Data section ::

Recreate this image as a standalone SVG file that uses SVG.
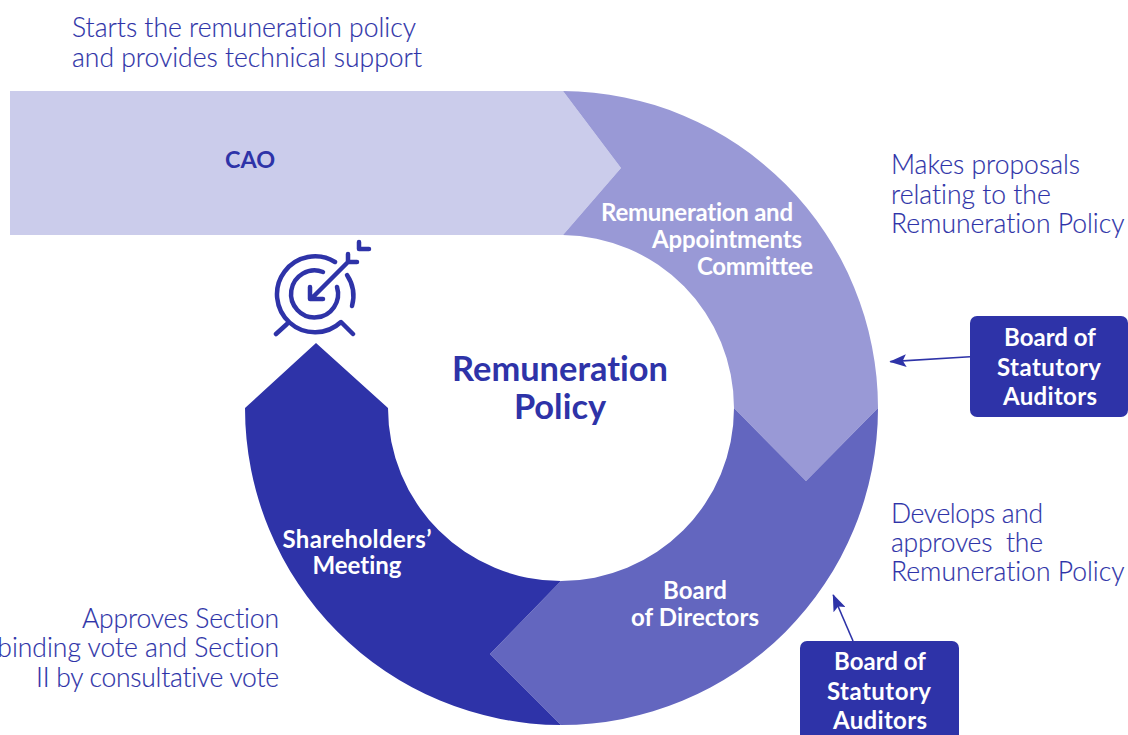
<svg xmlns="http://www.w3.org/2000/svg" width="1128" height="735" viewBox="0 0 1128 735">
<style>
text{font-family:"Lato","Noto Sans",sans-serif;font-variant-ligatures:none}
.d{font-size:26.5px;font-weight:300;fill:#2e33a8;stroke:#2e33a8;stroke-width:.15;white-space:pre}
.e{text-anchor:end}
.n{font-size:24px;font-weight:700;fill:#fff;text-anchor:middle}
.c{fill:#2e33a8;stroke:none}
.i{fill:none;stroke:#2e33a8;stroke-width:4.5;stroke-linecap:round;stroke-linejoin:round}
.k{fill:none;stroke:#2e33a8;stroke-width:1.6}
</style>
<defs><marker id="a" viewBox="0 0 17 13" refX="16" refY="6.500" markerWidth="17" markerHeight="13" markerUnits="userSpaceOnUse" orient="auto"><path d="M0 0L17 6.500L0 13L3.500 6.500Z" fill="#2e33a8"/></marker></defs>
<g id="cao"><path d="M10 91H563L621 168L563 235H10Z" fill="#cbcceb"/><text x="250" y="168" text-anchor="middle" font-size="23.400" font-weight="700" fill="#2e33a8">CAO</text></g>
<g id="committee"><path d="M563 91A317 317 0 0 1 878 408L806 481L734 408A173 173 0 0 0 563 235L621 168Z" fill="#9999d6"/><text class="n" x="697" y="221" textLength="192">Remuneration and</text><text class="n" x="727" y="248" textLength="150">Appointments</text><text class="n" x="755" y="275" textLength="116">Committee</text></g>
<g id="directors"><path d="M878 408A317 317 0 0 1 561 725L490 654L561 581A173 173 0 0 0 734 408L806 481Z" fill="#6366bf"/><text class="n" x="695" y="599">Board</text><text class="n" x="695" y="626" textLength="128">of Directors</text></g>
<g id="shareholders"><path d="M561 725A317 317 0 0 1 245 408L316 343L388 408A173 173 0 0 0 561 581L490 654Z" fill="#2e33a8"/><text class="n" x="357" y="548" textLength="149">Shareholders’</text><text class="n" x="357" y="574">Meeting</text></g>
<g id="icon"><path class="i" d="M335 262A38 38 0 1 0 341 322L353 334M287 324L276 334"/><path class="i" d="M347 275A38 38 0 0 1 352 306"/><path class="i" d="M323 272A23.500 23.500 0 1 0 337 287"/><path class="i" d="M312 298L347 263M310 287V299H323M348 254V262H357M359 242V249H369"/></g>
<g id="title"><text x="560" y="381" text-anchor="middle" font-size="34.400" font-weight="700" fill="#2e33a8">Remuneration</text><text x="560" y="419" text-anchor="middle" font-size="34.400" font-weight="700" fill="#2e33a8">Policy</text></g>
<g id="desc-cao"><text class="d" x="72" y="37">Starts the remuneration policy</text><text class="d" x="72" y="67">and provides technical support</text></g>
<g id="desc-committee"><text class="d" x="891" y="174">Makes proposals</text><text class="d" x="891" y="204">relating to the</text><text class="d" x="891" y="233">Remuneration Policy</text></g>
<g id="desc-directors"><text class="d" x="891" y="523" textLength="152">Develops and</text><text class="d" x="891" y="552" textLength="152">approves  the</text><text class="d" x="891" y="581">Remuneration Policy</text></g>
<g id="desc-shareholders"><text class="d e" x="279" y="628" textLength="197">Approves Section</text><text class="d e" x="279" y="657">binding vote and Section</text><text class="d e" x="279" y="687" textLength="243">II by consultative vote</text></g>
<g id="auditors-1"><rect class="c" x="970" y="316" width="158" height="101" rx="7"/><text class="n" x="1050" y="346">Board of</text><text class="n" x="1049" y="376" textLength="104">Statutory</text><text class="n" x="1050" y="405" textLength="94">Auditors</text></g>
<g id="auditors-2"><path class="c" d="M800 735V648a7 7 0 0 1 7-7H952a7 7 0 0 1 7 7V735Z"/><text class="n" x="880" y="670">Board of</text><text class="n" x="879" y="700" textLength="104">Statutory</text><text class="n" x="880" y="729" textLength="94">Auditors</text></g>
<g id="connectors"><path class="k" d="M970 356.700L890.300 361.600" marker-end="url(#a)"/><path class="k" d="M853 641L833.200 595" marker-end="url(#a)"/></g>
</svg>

Short exercise :: Repeat the material above verbatim, with no pictures in the output.

In response ::
Recreate this image as a standalone SVG file that uses SVG.
<svg xmlns="http://www.w3.org/2000/svg" width="1128" height="735" viewBox="0 0 1128 735">
<style>
text{font-family:"Lato","Noto Sans",sans-serif;font-variant-ligatures:none}
.d{font-size:26.5px;font-weight:300;fill:#2e33a8;stroke:#2e33a8;stroke-width:.15;white-space:pre}
.e{text-anchor:end}
.n{font-size:24px;font-weight:700;fill:#fff;text-anchor:middle}
.c{fill:#2e33a8;stroke:none}
.i{fill:none;stroke:#2e33a8;stroke-width:4.5;stroke-linecap:round;stroke-linejoin:round}
.k{fill:none;stroke:#2e33a8;stroke-width:1.6}
</style>
<defs><marker id="a" viewBox="0 0 17 13" refX="16" refY="6.500" markerWidth="17" markerHeight="13" markerUnits="userSpaceOnUse" orient="auto"><path d="M0 0L17 6.500L0 13L3.500 6.500Z" fill="#2e33a8"/></marker></defs>
<g id="cao"><path d="M10 91H563L621 168L563 235H10Z" fill="#cbcceb"/><text x="250" y="168" text-anchor="middle" font-size="23.400" font-weight="700" fill="#2e33a8">CAO</text></g>
<g id="committee"><path d="M563 91A317 317 0 0 1 878 408L806 481L734 408A173 173 0 0 0 563 235L621 168Z" fill="#9999d6"/><text class="n" x="697" y="221" textLength="192">Remuneration and</text><text class="n" x="727" y="248" textLength="150">Appointments</text><text class="n" x="755" y="275" textLength="116">Committee</text></g>
<g id="directors"><path d="M878 408A317 317 0 0 1 561 725L490 654L561 581A173 173 0 0 0 734 408L806 481Z" fill="#6366bf"/><text class="n" x="695" y="599">Board</text><text class="n" x="695" y="626" textLength="128">of Directors</text></g>
<g id="shareholders"><path d="M561 725A317 317 0 0 1 245 408L316 343L388 408A173 173 0 0 0 561 581L490 654Z" fill="#2e33a8"/><text class="n" x="357" y="548" textLength="149">Shareholders’</text><text class="n" x="357" y="574">Meeting</text></g>
<g id="icon"><path class="i" d="M335 262A38 38 0 1 0 341 322L353 334M287 324L276 334"/><path class="i" d="M347 275A38 38 0 0 1 352 306"/><path class="i" d="M323 272A23.500 23.500 0 1 0 337 287"/><path class="i" d="M312 298L347 263M310 287V299H323M348 254V262H357M359 242V249H369"/></g>
<g id="title"><text x="560" y="381" text-anchor="middle" font-size="34.400" font-weight="700" fill="#2e33a8">Remuneration</text><text x="560" y="419" text-anchor="middle" font-size="34.400" font-weight="700" fill="#2e33a8">Policy</text></g>
<g id="desc-cao"><text class="d" x="72" y="37">Starts the remuneration policy</text><text class="d" x="72" y="67">and provides technical support</text></g>
<g id="desc-committee"><text class="d" x="891" y="174">Makes proposals</text><text class="d" x="891" y="204">relating to the</text><text class="d" x="891" y="233">Remuneration Policy</text></g>
<g id="desc-directors"><text class="d" x="891" y="523" textLength="152">Develops and</text><text class="d" x="891" y="552" textLength="152">approves  the</text><text class="d" x="891" y="581">Remuneration Policy</text></g>
<g id="desc-shareholders"><text class="d e" x="279" y="628" textLength="197">Approves Section</text><text class="d e" x="279" y="657">binding vote and Section</text><text class="d e" x="279" y="687" textLength="243">II by consultative vote</text></g>
<g id="auditors-1"><rect class="c" x="970" y="316" width="158" height="101" rx="7"/><text class="n" x="1050" y="346">Board of</text><text class="n" x="1049" y="376" textLength="104">Statutory</text><text class="n" x="1050" y="405" textLength="94">Auditors</text></g>
<g id="auditors-2"><path class="c" d="M800 735V648a7 7 0 0 1 7-7H952a7 7 0 0 1 7 7V735Z"/><text class="n" x="880" y="670">Board of</text><text class="n" x="879" y="700" textLength="104">Statutory</text><text class="n" x="880" y="729" textLength="94">Auditors</text></g>
<g id="connectors"><path class="k" d="M970 356.700L890.300 361.600" marker-end="url(#a)"/><path class="k" d="M853 641L833.200 595" marker-end="url(#a)"/></g>
</svg>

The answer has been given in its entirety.